My code is already using MPI for generating within each process a unique set of data related to a submesh and therefore
exchanges of data must be performed on interfaces to fully design the total grid of tetrahedra (3D mesh).
Within each submesh, data should be split and balanced among 3 different GPUs, hence creating a kind of second parallelism level.
The idea is to get rid of the previous configuration where each MPI process is holding a unique GPU context on its own device
(that means that previously a GPU was working on a whole submesh).
In that framework, adopting the CUDA 4.0 ability: Single thread access to all GPUs; I guess that direction to coding is to set up a single
MPI process per node, and then using unified virtual addressing for sharing my 3 GPUs memories?
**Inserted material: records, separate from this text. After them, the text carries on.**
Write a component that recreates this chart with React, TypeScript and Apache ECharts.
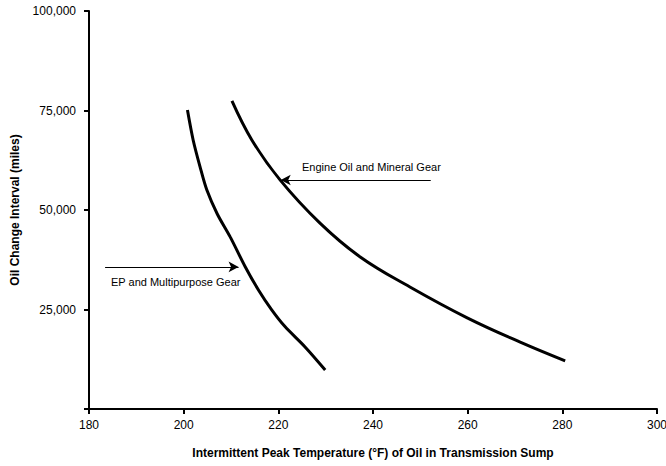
import React, { useEffect, useRef } from "react";
import * as echarts from "echarts";

const xTicks = [180, 200, 220, 240, 260, 280, 300];
const yTicks = [0, 25000, 50000, 75000, 100000];

const epGear: [number, number][] = [
  [200.8, 75100],
  [202.0, 67600],
  [203.45, 60900],
  [204.9, 55000],
  [207.1, 49000],
  [209.8, 43300],
  [213.0, 35750],
  [215.8, 29900],
  [218.6, 24900],
  [221.4, 20700],
  [225.6, 15650],
  [229.9, 9800],
];

const engineOil: [number, number][] = [
  [210.2, 77400],
  [214.4, 67600],
  [220.4, 57500],
  [228.8, 46700],
  [237.3, 38200],
  [247.8, 30650],
  [259.9, 22900],
  [271.1, 16800],
  [280.6, 12100],
];

const engineArrow: [number, number][] = [
  [252.2, 57540],
  [220.5, 57540],
];
const epArrow: [number, number][] = [
  [183.4, 35700],
  [211.6, 35700],
];

const labels = ["Engine Oil and Mineral Gear", "EP and Multipurpose Gear"];

export default function App() {
  const ref = useRef<HTMLDivElement>(null);
  useEffect(() => {
    if (!ref.current) return;
    const chart = echarts.init(ref.current, undefined, { renderer: "svg" });
    const font = "Arial, 'Liberation Sans', sans-serif";
    chart.setOption({
      animation: false,
      backgroundColor: "#fff",
      grid: {
        left: 89,
        top: 11,
        right: 9,
        bottom: 57,
        containLabel: false,
        outerBoundsMode: "none",
      },
      xAxis: {
        type: "value",
        min: xTicks[0],
        max: xTicks[xTicks.length - 1],
        interval: 20,
        name: "Intermittent Peak Temperature (°F) of Oil in Transmission Sump",
        nameLocation: "middle",
        nameGap: 38,
        nameTextStyle: { fontFamily: font, fontSize: 12, fontWeight: "bold", color: "#000" },
        axisLine: { lineStyle: { color: "#000", width: 2 } },
        axisTick: { length: 5, lineStyle: { color: "#000", width: 2 } },
        axisLabel: { fontFamily: font, fontSize: 12, color: "#000", margin: 10 },
        splitLine: { show: false },
      },
      yAxis: {
        type: "value",
        min: yTicks[0],
        max: yTicks[yTicks.length - 1],
        interval: 25000,
        name: "Oil Change Interval (miles)",
        nameLocation: "middle",
        nameGap: 68,
        nameTextStyle: { fontFamily: font, fontSize: 12, fontWeight: "bold", color: "#000" },
        axisLine: { show: true, lineStyle: { color: "#000", width: 2 } },
        axisTick: { show: true, length: 5, lineStyle: { color: "#000", width: 2 } },
        axisLabel: {
          fontFamily: font,
          fontSize: 12,
          color: "#000",
          margin: 13,
          formatter: (v: number) => (v === 0 ? "" : v.toLocaleString("en-US")),
        },
        splitLine: { show: false },
      },
      series: [
        {
          type: "line",
          name: "EP and Multipurpose Gear",
          data: epGear,
          smooth: 0.3,
          symbol: "none",
          lineStyle: { color: "#000", width: 3 },
        },
        {
          type: "line",
          name: "Engine Oil and Mineral Gear",
          data: engineOil,
          smooth: 0.4,
          symbol: "none",
          lineStyle: { color: "#000", width: 3 },
        },
        {
          type: "line",
          data: [],
          symbol: "none",
          markLine: {
            silent: true,
            symbol: ["none", "arrow"],
            symbolSize: [8, 10],
            lineStyle: { color: "#000", width: 1, type: "solid" },
            label: { show: false },
            data: [
              [{ coord: engineArrow[0] }, { coord: engineArrow[1] }],
              [{ coord: epArrow[0] }, { coord: epArrow[1] }],
            ],
          },
        },
      ],
      graphic: [
        {
          type: "text",
          left: 302,
          top: 161,
          style: { text: labels[0], fontFamily: font, fontSize: 11, fill: "#000" },
        },
        {
          type: "text",
          left: 111,
          top: 276,
          style: { text: labels[1], fontFamily: font, fontSize: 11, fill: "#000" },
        },
      ],
    });
    return () => chart.dispose();
  }, []);
  return (
    <div
      ref={ref}
      style={{ position: "fixed", left: 0, top: 0, width: 666, height: 466 }}
    />
  );
}
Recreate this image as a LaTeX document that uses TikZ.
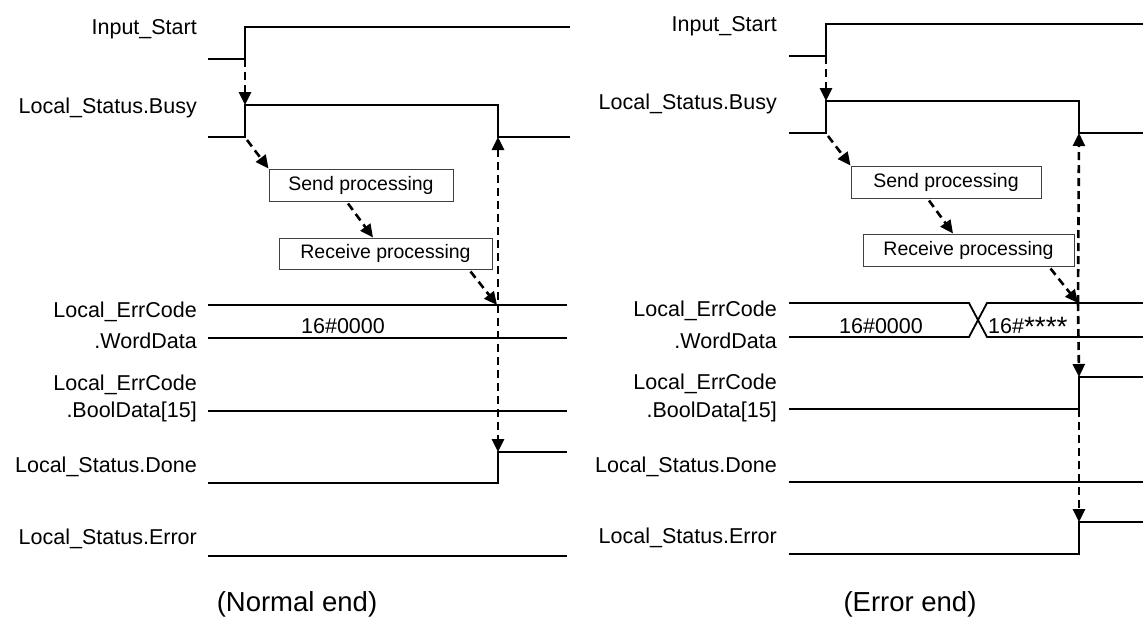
\documentclass[tikz,border=0pt]{standalone}
\usepackage{fontspec}
\setmainfont{Liberation Sans}
\usetikzlibrary{arrows.meta,calc}
\newcommand{\bigast}{\raisebox{-3.5pt}{\scalebox{1.3}{*}}}
\begin{document}
\begin{tikzpicture}[x=1pt,y=-1pt,
  sig/.style={line width=1.8pt, line join=miter},
  lbl/.style={anchor=base east, inner sep=0pt, font=\fontsize{21.5}{24}\selectfont},
  val/.style={anchor=base, inner sep=0pt, font=\fontsize{21.5}{24}\selectfont},
  procbox/.style={draw=black!75, line width=1pt, fill=white, inner sep=0pt,
    font=\fontsize{19.5}{22}\selectfont},
  captxt/.style={anchor=base, inner sep=0pt, font=\fontsize{27.5}{30}\selectfont},
  darr/.style={line width=2.6pt, dash pattern=on 8pt off 5pt,
    -{Triangle[length=13pt,width=12pt]}},
  darrboth/.style={line width=2.6pt, dash pattern=on 8pt off 5pt,
    {Triangle[length=13pt,width=12pt]}-{Triangle[length=13pt,width=12pt]}},
]
\useasboundingbox (0,0) rectangle (1143,626);

% ================= Left panel (Normal end) =================
\node[lbl] (LlIn)  at (197,35)  {Input\_Start};
\node[lbl] (LlBu)  at (197,113) {Local\_Status.Busy};
\node[lbl] (LlEc1) at (197,317) {Local\_ErrCode};
\node[lbl] (LlWd)  at (197,348) {.WordData};
\node[lbl] (LlEc2) at (197,390) {Local\_ErrCode};
\node[lbl] (LlBd)  at (197,417) {.BoolData[15]};
\node[lbl] (LlDo)  at (197,472) {Local\_Status.Done};
\node[lbl] (LlEr)  at (197,544) {Local\_Status.Error};

\coordinate (LinR)  at (245,59);
\coordinate (LbuRt) at (245,105);
\coordinate (LbuRb) at (245,137);
\coordinate (LbuF)  at (498,137);
\coordinate (Lhit)  at (497,305);
\coordinate (LdoR)  at (498,452);

\draw[sig] (208,59) -- (LinR) -- (245,27) -- (570,27);
\draw[sig] (208,137) -- (LbuRb) -- (LbuRt) -- (498,105) -- (LbuF) -- (570,137);
\draw[sig] (208,305) -- (567,305);
\draw[sig] (208,338) -- (567,338);
\draw[sig] (208,411) -- (567,411);
\draw[sig] (208,483) -- (498,483) -- (LdoR) -- (567,452);
\draw[sig] (208,556) -- (567,556);

\node[val] (Lv0) at (343,333) {16\#0000};

\node[procbox, minimum width=184pt, minimum height=32pt] (Lsend) at (361,185) {Send processing};
\node[procbox, minimum width=213pt, minimum height=31pt] (Lrecv) at (385.5,253.5) {Receive processing};

\draw[darr] (LinR) -- (LbuRt);
\draw[darr] ([shift={(2pt,-3pt)}]LbuRb) -- (Lsend.north west);
\draw[darr] ([shift={(-13pt,-2pt)}]Lsend.south) -- ([xshift=-12.5pt]Lrecv.north);
\draw[darr] ([shift={(-22pt,-2pt)}]Lrecv.south east) -- (Lhit);
\draw[darrboth] (LbuF) -- (LdoR);

\node[captxt] (Lcap) at (297,611) {(Normal end)};

% ================= Right panel (Error end) =================
\node[lbl] (RlIn)  at (777,32)  {Input\_Start};
\node[lbl] (RlBu)  at (777,110) {Local\_Status.Busy};
\node[lbl] (RlEc1) at (777,316) {Local\_ErrCode};
\node[lbl] (RlWd)  at (777,348) {.WordData};
\node[lbl] (RlEc2) at (777,389) {Local\_ErrCode};
\node[lbl] (RlBd)  at (777,417) {.BoolData[15]};
\node[lbl] (RlDo)  at (777,472) {Local\_Status.Done};
\node[lbl] (RlEr)  at (777,543) {Local\_Status.Error};

\coordinate (RinR)  at (826,56);
\coordinate (RbuRt) at (826,101);
\coordinate (RbuRb) at (826,133);
\coordinate (RbuF)  at (1079,133);
\coordinate (Rhit)  at (1078,303);
\coordinate (RboR)  at (1079,377);
\coordinate (RboL)  at (1079,409);
\coordinate (RerR)  at (1079,522);

\draw[sig] (789,56) -- (RinR) -- (826,24) -- (1143,24);
\draw[sig] (789,133) -- (RbuRb) -- (RbuRt) -- (1079,101) -- (RbuF) -- (1143,133);
\draw[sig] (789,303) -- (969,303) -- (987,337) -- (1143,337);
\draw[sig] (789,337) -- (969,337) -- (987,303) -- (1143,303);
\draw[sig] (789,409) -- (RboL) -- (RboR) -- (1143,377);
\draw[sig] (789,482) -- (1143,482);
\draw[sig] (789,554) -- (1079,554) -- (RerR) -- (1143,522);

\node[val] (Rv0) at (881,333) {16\#0000};
\node[val, anchor=base west] (Rv1) at (988,333) {16\#\bigast\bigast\bigast\bigast};

\node[procbox, minimum width=190pt, minimum height=32pt] (Rsend) at (946,182) {Send processing};
\node[procbox, minimum width=211pt, minimum height=32pt] (Rrecv) at (968.5,250) {Receive processing};

\draw[darr] (RinR) -- (RbuRt);
\draw[darr] ([shift={(2pt,-3pt)}]RbuRb) -- (Rsend.north west);
\draw[darr] ([shift={(-17pt,-2pt)}]Rsend.south) -- ([xshift=-15.5pt]Rrecv.north);
\draw[darr] ([shift={(-24pt,-2pt)}]Rrecv.south east) -- (Rhit);
\draw[darr] (Rhit) -- (RbuF);
\draw[darr] (Rhit) -- (RboR);
\draw[darr] (RboL) -- (RerR);

\node[captxt] (Rcap) at (910,611) {(Error end)};
\end{tikzpicture}
\end{document}
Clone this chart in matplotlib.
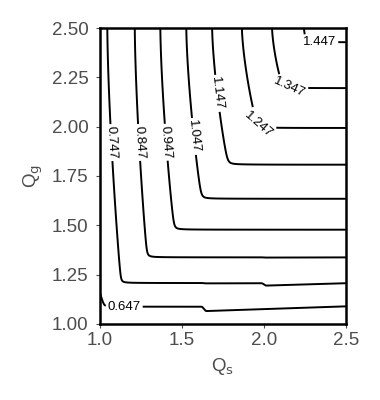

On the other hand, considering that it’s possible with CUDA 4.0 to share GPUs acroos multiple threads, is it possible to use sub-communicators
for each node, to be able to launch concurrent kernels from different host threads?
Finally because it seems to me that the driver API seemed the most appropriate candidate so far (before CUDA 4.0) for handling multiple devices
from a single host thread, I would like to have your advice APIs. With CUDA 4.0, can I just use the runtime API or should I use the driver one?
Thank you for your time.